Women remain underrepresented in many industries, especially at the highest levels. The #MeToo movement illuminated the bias—and sometimes hostility and abuse—that women face in many organizations. And as a 2017 Global Network Survey showed, women face conflicting signals about their societal and professional roles. During the first Global Network Connect webinar event held on January 17, experts talked about the steps, large and small, that can contribute to gender equity in the workplace. Watch the webinar and read some of the highlights from the conversation below.
Kumeshnee West has noticed a pattern.
West meets with women at all levels of management in her role as director of executive education at the University of Cape Town Graduate School of Business, including corner-office executives and younger women looking to advance their roles inside a large organization. Often, the women are referred to the program by their supervisors for training in interpersonal skills.
“They come into some of our courses to learn skills to be able to communicate in a more powerful way, and yet when you sit with them and we have conversations, we see that their communication style is perfect,” West said during a Global Network Connect webinar held on January 17. “They all have the academic qualifications and are ready to step in and step up, but they often face challenges where their colleagues expect them not to succeed. That becomes an obstacle for them inside the organization.”
West discussed gender bias in the workplace at the online event with three Global Network colleagues: Darren Baker, associate professor at University College Dublin; Jennifer McFadden, associate director of entrepreneurial programs at the Yale School of Management; and Yunxia Feng, associate professor of organization and human resources at Renmin Business School.
The venture capital sector in the United States faces particularly large hurdles when it comes to gender equality, McFadden said. According to All Raise, an organization that tracks gender diversity in technology companies, only 9% of decision makers at U.S.-based venture capital firms are women, and nearly 74% of those firms do not have any women as investors at all.
That creates problems for female entrepreneurs looking to get their products and ideas funded. “You may have a great idea, you may get down the path, you may be acquiring users and doing all of the things that are correct, but your opportunity to get to those venture capitalists—ones whose networks are built on personal connections and largely dominated by men—is stymied immediately,” McFadden said.
It’s all too easy for startups to replicate those male-dominated networks. Firms that do not build diverse teams from the start find themselves in “diversity debt,” McFadden said. “If you are not baking in that diversity at the earliest stages of your company, it’s really difficult to unwind…if you have an engineering team that has, say, five white guys on it and you try to bring in a female, you’ve created an environment that is not terribly inclusive to that individual.”
Changing corporate culture means companies need to address long-standing myths that contribute to inequality. Baker noted that inequality can arise from an emphasis on “confidence” and “resilience” in the workplace—terms that have long been associated with masculinity. “When they’re used in specific organizational contexts, it can lead to disadvantages for women,” Baker said.
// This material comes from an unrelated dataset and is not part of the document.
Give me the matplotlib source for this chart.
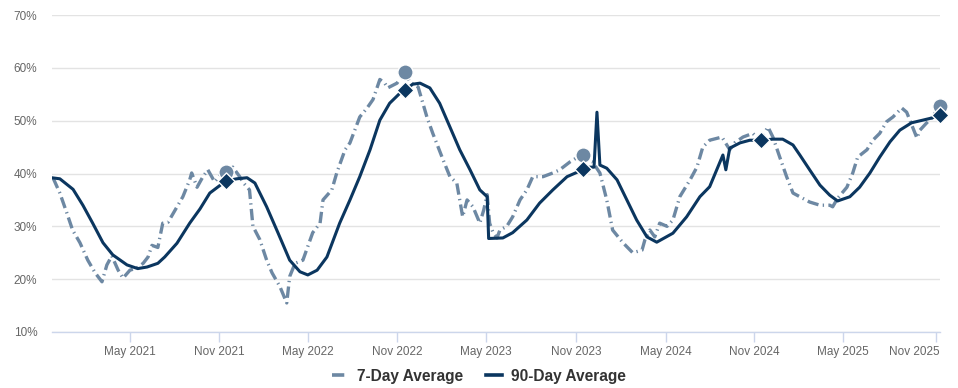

Baker’s research has shown that frequently, women are reluctant to talk about their own mistreatment in the workplace, and will sometimes blame themselves for the troubles they face. One step for organizations is to create confidential spaces for women to share their experiences, so that managers can learn what is really impeding women’s advancement. “There is this sense among women that they have to guard themselves, stand up, and in a way, show their equality,” Baker said. “If organizations can help women build their support networks, that might give them a greater voice in reshaping organizational systems.”
Another way to address inequality is acknowledge the work-life balance challenges that women face as they rise through the ranks, Baker said. “Organizations should be cultivating men as inclusive leaders. They should celebrate the achievements of women, as well as encourage them to demonstrate that they have responsibilities outside of work, perhaps in terms of picking up children from school or activities. When that happens and say, a woman needs to leave the workplace early, then it’s absolutely fine.”
McFadden agreed, adding that organizations should stay away from “maternal” or “paternal” leave to avoid defining gender roles, and instead use a more generic term to make taking time for family responsibilities acceptable for everyone in an organization.
“Human beings have lives outside of work,” McFadden said. “How can we set up a structure that makes everybody feel like they have those lives and then lead by example? It shouldn’t just be extended maternity leave. It is parental leave.”
In China, Fen said, a business culture largely dominated by men is beginning to shift, in part because of generational changes. “In the Chinese context, men who were born in the 1980s or later have a different attitude and better opinions when it comes to gender diversity,” Feng said.
In a younger couple, she said, spouses might both attend business school at the same time, as a way of showing that the family unit supports equality.
It’s an example of the way that China’s pragmatic approach is being applied to workplace norms. “Corporate culture in China is largely viewed as ‘what is functional?’ meaning, ‘what works best to fulfill the strategy we are looking to use?’ It’s a business-driven role that isn’t always viewed in the context of gender, but I think that is starting to change.”
Business schools can play a part in leveling the playing field, Feng said. She noted that more women at Renmin Business School are traveling for international exchanges, like the Global Network’s Global Network Weeks, and being exposed to different cultural norms. Then they bring those ideas back to the business culture in Beijing, Shanghai, and Hong Kong. “We have these deliberate strategies to help women prepare themselves for the challenges that await them in the future.”